Foreign funds, which poured more than NT$100 billion (US$3.02 billion) into the local equity market last month, will continue to play a key role in driving the TAIEX after helping push the index up 9.9 percent last week, analysts said yesterday.
Foreign institutional investors bought a net NT$75.6 billion in local shares last week on expectations that the introduction of Chinese capital would inject extra momentum into the stock market, which soared 591 points to close at 6,583.87 points on Friday.
Mike Chow (周道中), a senior manager at Yuanta Core Pacific Capital Management (元大京華投顧), said foreign funds would probably increase their stakes in the local bourse, which promises better gains compared with its counterparts around the world.

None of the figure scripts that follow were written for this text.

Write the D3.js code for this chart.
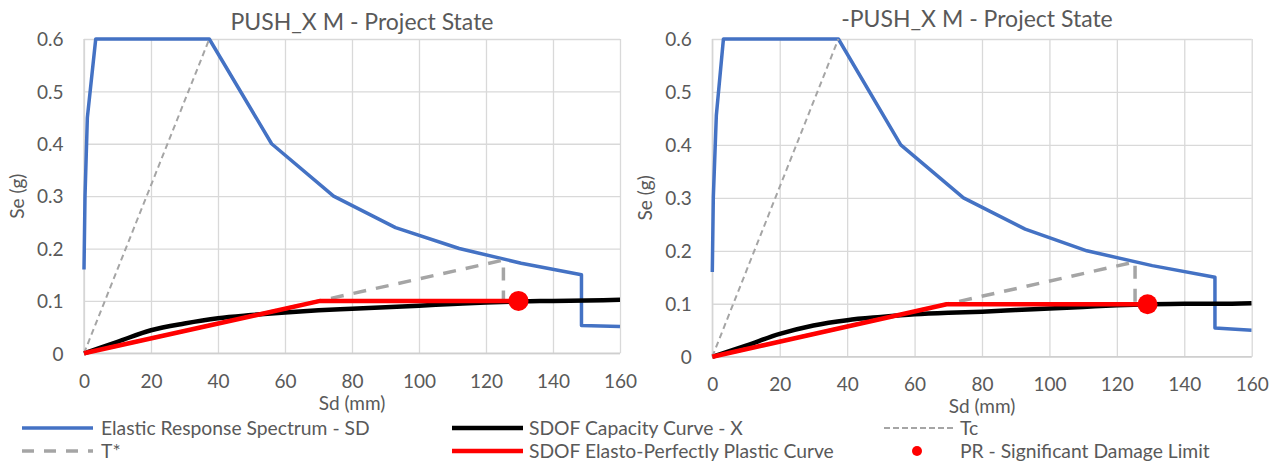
<!DOCTYPE html>
<html><head><meta charset="utf-8">
<script src="https://cdn.jsdelivr.net/npm/d3@7"></script>
<style>
body{margin:0;background:#fff;}
text{font-family:Lato,'Liberation Sans',sans-serif;fill:#595959;}
</style>
</head><body>
<svg id="chart" width="1277" height="463"></svg>
<script>
// ---------- data ----------
const titles = ["PUSH_X M - Project State", "-PUSH_X M - Project State"];
const xTickValues = [0, 20, 40, 60, 80, 100, 120, 140, 160];
const yTickValues = [0, 0.1, 0.2, 0.3, 0.4, 0.5, 0.6];
const yTickLabels = ["0", "0.1", "0.2", "0.3", "0.4", "0.5", "0.6"];
const xAxisTitle = "Sd (mm)";
const yAxisTitle = "Se (g)";
const seriesNames = ["Elastic Response Spectrum - SD", "SDOF Capacity Curve - X", "Tc", "T*",
                     "SDOF Elasto-Perfectly Plastic Curve", "PR - Significant Damage Limit"];

// left panel (PUSH_X)
const spectrumSdL = [0, 0.3, 1.0, 3.5, 37.4, 56, 74.5, 93, 112, 130.5, 148.5, 148.5, 160];
const spectrumSeL = [0.16, 0.3, 0.45, 0.6, 0.6, 0.4, 0.3, 0.24, 0.2, 0.172, 0.15, 0.053, 0.051];
const capacitySdL = [0, 10, 20, 30, 40, 50, 60, 70, 80, 90, 100, 110, 120, 130, 140, 150, 160];
const capacitySeL = [0, 0.022, 0.044, 0.057, 0.067, 0.073, 0.078, 0.082, 0.085, 0.088, 0.091, 0.094, 0.097, 0.099, 0.1, 0.101, 0.102];
const tcSdL = [0, 37.4];
const tcSeL = [0, 0.6];
const tStarSdL = [0, 125.2, 125.2];
const tStarSeL = [0, 0.178, 0.1];
const eppSdL = [0, 70.5, 129.7];
const eppSeL = [0, 0.1, 0.1];
const prSdL = [129.7];
const prSeL = [0.1];

// right panel (-PUSH_X)
const spectrumSdR = [0, 0.3, 1.2, 3.3, 37.4, 55.9, 74.5, 92.8, 111.1, 130.5, 149.1, 149.1, 160];
const spectrumSeR = [0.16, 0.3, 0.456, 0.6, 0.6, 0.4, 0.3, 0.241, 0.2, 0.172, 0.15, 0.054, 0.05];
const capacitySdR = [0, 10, 20, 30, 40, 50, 60, 70, 80, 90, 100, 110, 120, 130, 140, 150, 160];
const capacitySeR = [0, 0.021, 0.043, 0.059, 0.069, 0.075, 0.080, 0.083, 0.085, 0.088, 0.091, 0.094, 0.097, 0.099, 0.1, 0.1, 0.101];
const tcSdR = [0, 37.4];
const tcSeR = [0, 0.6];
const tStarSdR = [0, 125.4, 125.4];
const tStarSeR = [0, 0.179, 0.099];
const eppSdR = [0, 69.5, 129.1];
const eppSeR = [0, 0.099, 0.099];
const prSdR = [129.1];
const prSeR = [0.099];

// ---------- styles ----------
const BLUE = "#4472C4", GRAY = "#A5A5A5", RED = "#FF0000", BLACK = "#000000";
const FONT = "Lato,'Liberation Sans',sans-serif";

const zip = (a, b) => a.map((v, i) => [v, b[i]]);

const panels = [
  { title: titles[0], left: 84, right: 620, top: 39, bottom: 353.3, titleX: 362, titleY: 30, xLabY: 34.7, xTitleY: 410, yTitleX: 17,
    spectrum: zip(spectrumSdL, spectrumSeL), capacity: zip(capacitySdL, capacitySeL),
    tc: zip(tcSdL, tcSeL), tstar: zip(tStarSdL, tStarSeL), epp: zip(eppSdL, eppSeL), pr: zip(prSdL, prSeL) },
  { title: titles[1], left: 712.3, right: 1251.7, top: 39, bottom: 356.7, titleX: 977, titleY: 26.7, xLabY: 34.7, xTitleY: 413, yTitleX: 645,
    spectrum: zip(spectrumSdR, spectrumSeR), capacity: zip(capacitySdR, capacitySeR),
    tc: zip(tcSdR, tcSeR), tstar: zip(tStarSdR, tStarSeR), epp: zip(eppSdR, eppSeR), pr: zip(prSdR, prSeR) }
];

const svg = d3.select("#chart");

panels.forEach((p, idx) => {
  const x = d3.scaleLinear().domain([0, 160]).range([p.left, p.right]);
  const y = d3.scaleLinear().domain([0, 0.6]).range([p.bottom, p.top]);
  const g = svg.append("g");

  // title
  g.append("text").attr("x", p.titleX).attr("y", p.titleY)
    .attr("text-anchor", "middle").style("font-size", "23px").text(p.title);

  // gridlines
  const gy = g.append("g").attr("transform", `translate(${p.left},0)`)
    .call(d3.axisLeft(y).tickValues(yTickValues).tickSize(-(p.right - p.left)).tickFormat(""));
  gy.select(".domain").remove();
  gy.selectAll("line").attr("stroke", "#d9d9d9").attr("stroke-width", 1.3);
  const gx = g.append("g").attr("transform", `translate(0,${p.bottom})`)
    .call(d3.axisBottom(x).tickValues(xTickValues).tickSize(-(p.bottom - p.top)).tickFormat(""));
  gx.select(".domain").remove();
  gx.selectAll("line").attr("stroke", "#d9d9d9").attr("stroke-width", 1.3);
  // axis base lines
  g.append("line").attr("x1", p.left).attr("x2", p.right).attr("y1", y(0)).attr("y2", y(0))
    .attr("stroke", "#cfcfcf").attr("stroke-width", 1.5);
  g.append("line").attr("x1", x(0)).attr("x2", x(0)).attr("y1", y(0)).attr("y2", y(0.6))
    .attr("stroke", "#d4d4d4").attr("stroke-width", 1.3);

  // tick labels
  const ly = g.append("g").attr("transform", `translate(${p.left},0)`)
    .call(d3.axisLeft(y).tickValues(yTickValues).tickSize(0).tickPadding(20.5)
      .tickFormat((d, i) => yTickLabels[i]));
  ly.select(".domain").remove();
  ly.selectAll("text").style("font-size", "19px").attr("fill", "#595959").attr("dy", "0.36em")
    .style("font-family", FONT);
  const lx = g.append("g").attr("transform", `translate(0,${p.bottom})`)
    .call(d3.axisBottom(x).tickValues(xTickValues).tickSize(0).tickFormat(d3.format("d")));
  lx.select(".domain").remove();
  lx.selectAll("text").style("font-size", "19px").attr("fill", "#595959").attr("y", p.xLabY).attr("dy", null)
    .style("font-family", FONT);

  // axis titles
  g.append("text").attr("x", (p.left + p.right) / 2).attr("y", p.xTitleY)
    .attr("text-anchor", "middle").style("font-size", "19px").text(xAxisTitle);
  g.append("text").attr("transform", `translate(${p.yTitleX},${(p.top + p.bottom) / 2}) rotate(-90)`)
    .attr("text-anchor", "middle").attr("dy", "0.35em").style("font-size", "19px").text(yAxisTitle);

  // series
  const line = d3.line().x(d => x(d[0])).y(d => y(d[1]));
  const clipId = "clip" + idx;
  svg.append("clipPath").attr("id", clipId).append("rect")
    .attr("x", p.left - 5).attr("y", p.top - 5).attr("width", p.right - p.left + 5).attr("height", p.bottom - p.top + 10);
  const s = g.append("g").attr("clip-path", `url(#${clipId})`);
  s.append("path").attr("d", line(p.spectrum)).attr("fill", "none").attr("stroke", BLUE)
    .attr("stroke-width", 3.5).attr("stroke-linejoin", "round");
  s.append("path").attr("d", d3.line().curve(d3.curveMonotoneX).x(d => x(d[0])).y(d => y(d[1]))(p.capacity))
    .attr("fill", "none").attr("stroke", BLACK).attr("stroke-width", 4.5);
  s.append("path").attr("d", line(p.tc)).attr("fill", "none").attr("stroke", GRAY)
    .attr("stroke-width", 2).attr("stroke-dasharray", "6,4");
  s.append("path").attr("d", line(p.tstar)).attr("fill", "none").attr("stroke", GRAY)
    .attr("stroke-width", 3.5).attr("stroke-dasharray", "13,10");
  s.append("path").attr("d", line(p.epp)).attr("fill", "none").attr("stroke", RED)
    .attr("stroke-width", 4.5).attr("stroke-linejoin", "round");
  g.selectAll(null).data(p.pr).enter().append("circle")
    .attr("cx", d => x(d[0])).attr("cy", d => y(d[1])).attr("r", 10).attr("fill", RED);
});

// ---------- legend ----------
const legendItems = [
  { name: seriesNames[0], kind: "line", color: BLUE, w: 3.5, dash: null, lx: 22, tx: 101, row: 0 },
  { name: seriesNames[1], kind: "line", color: BLACK, w: 4.5, dash: null, lx: 452, tx: 529, row: 0 },
  { name: seriesNames[2], kind: "line", color: GRAY, w: 2, dash: "6,3", lx: 884, tx: 960, row: 0 },
  { name: seriesNames[3], kind: "line", color: GRAY, w: 3.5, dash: "12,10", lx: 22, tx: 101, row: 1 },
  { name: seriesNames[4], kind: "line", color: RED, w: 4.5, dash: null, lx: 452, tx: 529, row: 1 },
  { name: seriesNames[5], kind: "dot", color: RED, lx: 912, tx: 960, row: 1 }
];
const rowY = [428, 451];
const lg = svg.append("g");
legendItems.forEach(it => {
  const yy = rowY[it.row];
  if (it.kind === "line") {
    lg.append("line").attr("x1", it.lx).attr("x2", it.lx + 71).attr("y1", yy).attr("y2", yy)
      .attr("stroke", it.color).attr("stroke-width", it.w).attr("stroke-dasharray", it.dash);
  } else {
    lg.append("circle").attr("cx", it.lx + 5).attr("cy", yy).attr("r", 5).attr("fill", it.color);
  }
  lg.append("text").attr("x", it.tx).attr("y", yy).attr("dy", "0.36em")
    .style("font-size", "19.3px").text(it.name);
});
</script>
</body></html>
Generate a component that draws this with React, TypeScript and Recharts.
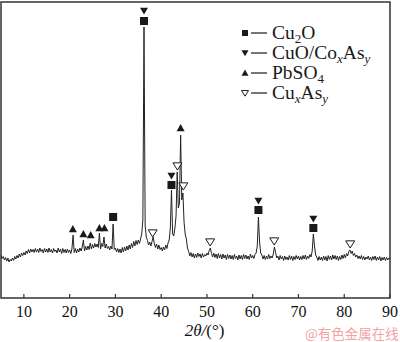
import { ComposedChart, Line, Scatter, XAxis, YAxis, ReferenceArea, Legend, Label } from "recharts";

// XRD pattern, 2θ from 5° to 90° sampled every 0.25°
const startAngle = 5;
const stepAngle = 0.25;
const intensity = [
  // 5 - 9.75
  430, 395, 415, 380, 405, 370, 400, 360, 385, 370, 400, 375, 415, 390, 425, 400, 440, 410, 450, 425,
  // 10 - 14.75
  455, 430, 470, 445, 485, 450, 490, 460, 485, 455, 495, 460, 490, 455, 500, 465, 485, 450, 495, 460,
  // 15 - 19.75
  490, 455, 500, 460, 485, 450, 495, 465, 480, 450, 500, 460, 490, 445, 495, 455, 485, 450, 490, 455,
  // 20 - 24.75
  480, 445, 490, 630, 455, 495, 450, 490, 460, 500, 470, 510, 580, 470, 515, 480, 520, 485, 550, 490,
  // 25 - 29.75
  535, 500, 545, 510, 540, 505, 650, 490, 545, 515, 610, 500, 540, 495, 515, 480, 520, 490, 740, 485,
  // 30 - 34.75
  500, 460, 495, 455, 490, 450, 505, 460, 510, 470, 520, 480, 530, 490, 545, 505, 565, 520, 575, 535,
  // 35 - 39.75
  580, 545, 590, 640, 780, 2710, 720, 610, 575, 530, 560, 520, 565, 610, 545, 505, 540, 490, 530, 485,
  // 40 - 44.75
  505, 470, 510, 480, 530, 495, 550, 580, 700, 1080, 640, 620, 700, 820, 1260, 900, 950, 1630, 980, 1050,
  // 45 - 49.75
  760, 640, 590, 500, 465, 420, 455, 410, 445, 400, 440, 405, 450, 415, 440, 400, 445, 410, 435, 420,
  // 50 - 54.75
  450, 430, 475, 500, 445, 410, 450, 405, 440, 395, 445, 400, 435, 390, 440, 400, 430, 385, 435, 395,
  // 55 - 59.75
  430, 390, 425, 385, 435, 395, 420, 380, 430, 390, 425, 385, 435, 395, 430, 390, 420, 385, 440, 400,
  // 60 - 64.75
  425, 395, 435, 450, 520, 810, 560, 450, 430, 390, 425, 385, 420, 390, 435, 395, 420, 400, 440, 510,
  // 65 - 69.75
  455, 400, 420, 380, 425, 390, 415, 375, 420, 385, 410, 380, 425, 385, 420, 375, 415, 385, 425, 390,
  // 70 - 74.75
  420, 380, 415, 385, 425, 390, 430, 385, 420, 395, 435, 410, 470, 640, 520, 430, 410, 375, 415, 380,
  // 75 - 79.75
  410, 375, 420, 380, 415, 370, 425, 385, 420, 380, 430, 390, 425, 385, 420, 375, 415, 385, 430, 395,
  // 80 - 84.75
  435, 400, 445, 420, 465, 480, 445, 470, 425, 445, 410, 430, 395, 420, 390, 425, 385, 415, 380, 410,
  // 85 - 90
  390, 420, 380, 410, 375, 415, 385, 420, 375, 410, 380, 415, 370, 405, 380, 410, 375, 405, 380, 400,
  395,
];

const xTicks = [10, 20, 30, 40, 50, 60, 70, 80, 90];

// phase markers (2θ, height above the peak)
const cu2oMarks = [
  { x: 29.5, y: 810 },
  { x: 36.25, y: 2770 },
  { x: 42.25, y: 1130 },
  { x: 61.25, y: 880 },
  { x: 73.25, y: 700 },
];
const cuoMarks = [
  { x: 36.25, y: 2870 },
  { x: 42.25, y: 1220 },
  { x: 61.25, y: 970 },
  { x: 73.25, y: 790 },
];
const pbso4Marks = [
  { x: 20.7, y: 690 },
  { x: 23.0, y: 640 },
  { x: 24.6, y: 630 },
  { x: 26.5, y: 700 },
  { x: 27.6, y: 700 },
  { x: 44.25, y: 1700 },
];
const cuxasMarks = [
  { x: 38.15, y: 650 },
  { x: 43.55, y: 1320 },
  { x: 44.85, y: 1120 },
  { x: 50.7, y: 560 },
  { x: 64.7, y: 570 },
  { x: 81.3, y: 540 },
];

const trace = intensity.map((v, i) => ({ x: startAngle + i * stepAngle, y: v }));

const INK = "#1a1a1a";
const SERIF = "'Liberation Serif', 'Times New Roman', serif";

const Square = ({ cx, cy, s = 8 }: any) => (
  <rect x={cx - s / 2} y={cy - s / 2} width={s} height={s} fill={INK} />
);
const Down = ({ cx, cy, s = 8 }: any) => (
  <polygon points={`${cx - s / 2},${cy - s * 0.4} ${cx + s / 2},${cy - s * 0.4} ${cx},${cy + s * 0.45}`} fill={INK} />
);
const Up = ({ cx, cy, s = 8 }: any) => (
  <polygon points={`${cx - s / 2},${cy + s * 0.4} ${cx + s / 2},${cy + s * 0.4} ${cx},${cy - s * 0.5}`} fill={INK} />
);
const OpenDown = ({ cx, cy, s = 9 }: any) => (
  <polygon
    points={`${cx - s / 2},${cy - s * 0.35} ${cx + s / 2},${cy - s * 0.35} ${cx},${cy + s * 0.45}`}
    fill="#fff"
    stroke={INK}
    strokeWidth={1}
  />
);

const XTick = ({ x, y, payload }: any) => (
  <g>
    <line x1={x} x2={x} y1={y} y2={y - 4} stroke="#333" strokeWidth={1.2} />
    <text x={x} y={y + 19} textAnchor="middle" fontSize={16} fontFamily={SERIF} fill="#111">
      {payload.value}
    </text>
  </g>
);

// legend drawn in svg so each row is one text element
const legendRows = [
  { Mark: Square, s: 6, parts: [["Cu", ""], ["2", "s"], ["O", ""]] },
  { Mark: Down, s: 7, parts: [["CuO/Co", ""], ["x", "si"], ["As", ""], ["y", "si"]] },
  { Mark: Up, s: 7, parts: [["PbSO", ""], ["4", "s"]] },
  { Mark: OpenDown, s: 7, parts: [["Cu", ""], ["x", "si"], ["As", ""], ["y", "si"]] },
];

const PhaseLegend = () => (
  <svg width={150} height={84} style={{ display: "block" }}>
    {legendRows.map((r, i) => {
      const cy = 10 + i * 20;
      let down = 0;
      return (
        <g key={i}>
          <r.Mark cx={5} cy={cy} s={r.s} />
          <line x1={11} x2={27} y1={cy} y2={cy} stroke={INK} strokeWidth={1.2} />
          <text x={32} y={cy + 6.3} fontFamily={SERIF} fontSize={19.5} fill={INK}>
            {r.parts.map(([t, k], j) => {
              const isSub = k.startsWith("s");
              const dy = isSub ? 3.5 - down : -down;
              down = isSub ? 3.5 : 0;
              return (
                <tspan key={j} dy={dy} fontSize={isSub ? 13 : 19.5} fontStyle={k === "si" ? "italic" : "normal"}>
                  {t}
                </tspan>
              );
            })}
          </text>
        </g>
      );
    })}
  </svg>
);

export default function App() {
  return (
    <div style={{ position: "absolute", left: 0, top: 0, width: 400, height: 342, background: "#fff" }}>
      <ComposedChart width={400} height={342} margin={{ top: 2, right: 10, bottom: 0, left: 1 }}>
        <XAxis
          type="number"
          dataKey="x"
          domain={[5, 90]}
          ticks={xTicks}
          allowDataOverflow
          axisLine={false}
          tickLine={false}
          tickSize={0}
          tickMargin={0}
          height={44}
          tick={<XTick />}
          interval={0}
        >
          <Label
            content={({ viewBox }: any) => (
              <text
                x={viewBox.x + viewBox.width / 2 + 9}
                y={viewBox.y + 38}
                textAnchor="middle"
                fontSize={17}
                fontFamily={SERIF}
                fill="#111"
              >
                <tspan fontStyle="italic">2θ/</tspan>
                <tspan>(°)</tspan>
              </text>
            )}
          />
        </XAxis>
        <YAxis type="number" domain={[0, 2960]} hide allowDataOverflow />
        <Line
          data={trace}
          dataKey="y"
          type="linear"
          stroke="#222"
          strokeWidth={1}
          dot={false}
          isAnimationActive={false}
        />
        <Scatter data={cu2oMarks} dataKey="y" shape={(p: any) => <Square cx={p.cx} cy={p.cy} />} isAnimationActive={false} />
        <Scatter data={cuoMarks} dataKey="y" shape={(p: any) => <Down cx={p.cx} cy={p.cy} />} isAnimationActive={false} />
        <Scatter data={pbso4Marks} dataKey="y" shape={(p: any) => <Up cx={p.cx} cy={p.cy} />} isAnimationActive={false} />
        <Scatter data={cuxasMarks} dataKey="y" shape={(p: any) => <OpenDown cx={p.cx} cy={p.cy} />} isAnimationActive={false} />
        <ReferenceArea x1={5} x2={90} y1={0} y2={2960} fill="none" stroke="#333" strokeWidth={1.5} />
        <Legend
          layout="horizontal"
          verticalAlign="middle"
          align="center"
          content={() => <PhaseLegend />}
          wrapperStyle={{ top: 23, left: 240, width: "auto" }}
        />
      </ComposedChart>
      <div
        style={{
          position: "absolute",
          left: 305,
          top: 324,
          fontSize: 13.5,
          lineHeight: "18px",
          color: "#f2a3a3",
          fontFamily: "'Noto Sans CJK SC', sans-serif",
          whiteSpace: "nowrap",
        }}
      >
        @有色金属在线
      </div>
    </div>
  );
}
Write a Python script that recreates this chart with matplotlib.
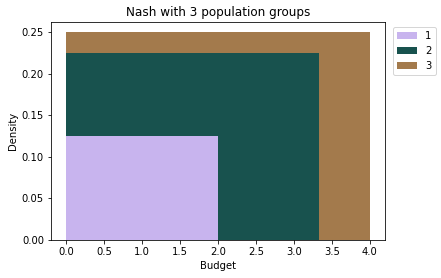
import matplotlib
matplotlib.use("Agg")
import matplotlib.pyplot as plt

groups = ["1", "2", "3"]
budget_max = [2.0, 3.33, 4.0]
density = [0.125, 0.225, 0.25]
colors = ["#c8b4ee", "#18524e", "#a37a4c"]

fig = plt.figure(figsize=(441 / 72, 278 / 72), dpi=72)
ax = fig.add_axes([51 / 441, 1 - 240 / 278, 334 / 441, 218 / 278])

handles = []
# draw widest first so smaller groups sit on top
for i in reversed(range(len(groups))):
    h = ax.bar(0, density[i], width=budget_max[i], align="edge",
               color=colors[i], label=groups[i], linewidth=0)
    handles.append(h)
handles = handles[::-1]

ax.set_title("Nash with 3 population groups")
ax.set_xlabel("Budget")
ax.set_ylabel("Density")
ax.set_xticks([0, 0.5, 1.0, 1.5, 2.0, 2.5, 3.0, 3.5, 4.0])
ax.legend(handles, groups, loc="upper left", bbox_to_anchor=(1.01, 1.0))

fig.savefig("out.png", dpi=72)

“The economic downturn has prompted central banks around the world to lower interest rates in the hope of stimulating financial activities,” Chow said by telephone. “The monetary policy renders bank savings unattractive and more idle funds will flow into the stock market in pursuit of higher earnings.”
Foreign funds pulled NT$545.8 billion out of Taiwan following the subprime mortgage crisis in the fourth quarter of 2007, and only 20 percent had returned as of the end of last month, Chow said.
Chow said he expected more capital influx in the near future as foreign fund managers well understood that not many investment options were equally competitive before a solid recovery of the world economy.
The TAIEX has gained 43.4 percent this year and is poised to further benefit from improving cross-strait trade after China and Taiwan signed an agreement on financial cooperation and exchange.
Eric Li (李俊毅), a securities analyst at Fubon Asset Management Co (富邦投信), shared the observation that the TAIEX would climb higher if foreign funds continue to display strong interest in local shares.
Li said that the moves of foreign funds are noteworthy as they usually base their investment decisions on medium and long-term profitability of individual shares.
“They have turned from sellers to buyers since March, with tens of billions of NT dollars a day sometimes,” Li said in a note. “They would not have done so if the stocks failed to match their value appraisals.”
Li attributed the buying spree to an expected inflow of Chinese capital estimated at NT$30 billion after Taiwan and China signed a memorandum of understanding on cross-strait banking, securities and futures trading.
“The upbeat sentiment explained why foreign funds bought a net NT$103.7 billion in local shares in April,” Li said. “The rallies will intensify as long as the fever remains unabated.”
However, Eric Lai (賴建承), an analyst at Marbo Securities Consultant Co (萬寶證券投顧), disagreed.
Lai said that while warming cross-strait ties were a positive development, investors would not ignore economic fundamentals.
Lai said that financial and construction stocks, which rose 17 percent and 24.7 percent last week, would enter price adjustments this week to reflect the performance of the sectors.